Debt consolidation can be very simply defined as a tool that helps struggling borrowers in managing multiple loans. However, it’s important to note that in today’s day and age with a credit-driven economy, debt consolidation has become something that is far more strategic than just that. It is now a proactive solution for financially aware individuals who wish to streamline their multiple loans while also reducing high interest costs and being able to regain control over their budgets.
Debt consolidation is a financial planning choice as the level of household debt continues rising in India at a concerning rate. It can no longer be seen as just a reactive measure. Let’s explore why this shift is happening, how it works, and what makes it one of the most practical tools for achieving long-term financial stability.
What is debt consolidation?
Debt consolidation basically means combining your multiple existing debts into one single loan at a comparatively lower rate of interest, which means that the monthly EMI also reduces. This will make financial management much simpler by replacing many EMIs with one manageable payment.
Debt consolidation has become increasingly popular in recent times and the reason for that is the simplicity it brings in managing debts. Instead of being overwhelmed by five different EMI reminders, interest rates, and due dates, borrowers only have to focus on one loan, one due date, and one EMI. The direct result of this is that financial decisions of individuals have become more deliberate, not reactive.
Why is debt consolidation necessary?
According to recent financial data, the average Indian borrower now deals with multiple credit lines like credit cards, personal loans, vehicle EMIs, short-term BNPL EMIs. This diversification of borrowings does help in managing lifestyle expenses, it also leads to fragmented EMIs, higher interest outflows, and the probability of a payment slip.
Before it becomes noticeable, manageable credit can quickly spiral into serious financial fatigue. By consolidating all these obligations into a single repayment plan, borrowers are effectively reducing the stress that comes with having to juggle multiple debts and creates a breathing space to focus on long-term financial goals.
Benefits of debt consolidation
Debt consolidation is a great way to optimise your finances and reduce loan stress. Here’s how:
- Optimising interest rate
- A consolidated loan will most probably come with a comparatively lower interest rate than credit cards or short-term personal loans. Over time, this means that you would be able to save quite a big amount on interest.
- Improving credit score
- When you’re juggling multiple repayments and have come closer to reaching your maximum capacity, the risk of missing payments increases, which can hurt your credit score.
- Increase in cash flow
- Having just one EMI instead of five allows better monthly budgeting as consolidation provides breathing space with reduced EMI. With this increase in cash flow, you can plan for savings or investments.
- Brings mental relief
- Dealing different lenders, multiple due dates, and varying interest structures can be mentally taxing. Debt consolidation is a smart way to make your life easier.
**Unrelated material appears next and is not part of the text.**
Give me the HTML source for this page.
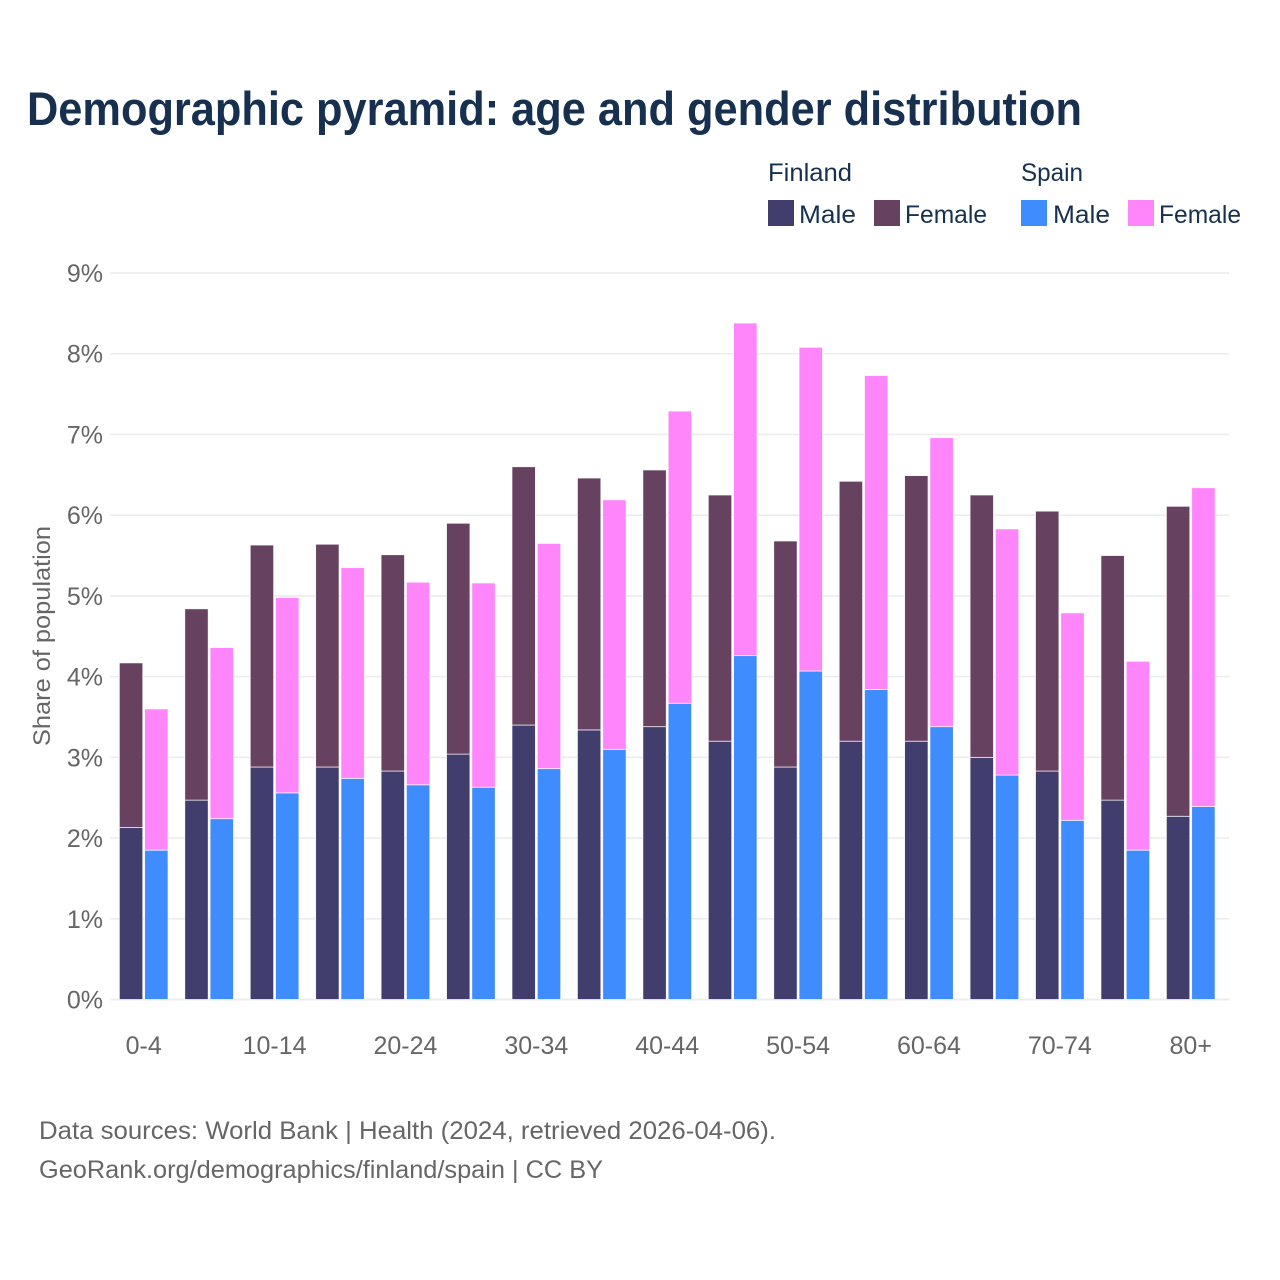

When should you consider debt consolidation?
Debt consolidation is most effective when:
- You are currently dealing with multiple unsecured loans or credit card dues.
- Your EMIs are taking up a large portion of your monthly income.
- It is becoming difficult for you to keep a track of your payments or meet due dates.
- You are constantly worried that you might miss your EMIs.
However, all of this being said, it is also equally important to mention that it’s not a one-size-fits-all solution. Borrowers must evaluate loan tenure, total interest cost, and lender credibility before choosing a consolidation plan.
Conclusion
In a country where credit access is expanding faster than financial awareness, debt consolidation is a smart choice for relief and strategy. By simplifying repayment, optimising interest rates, and restoring balance to budgets, it allows borrowers to regain control and rebuild confidence.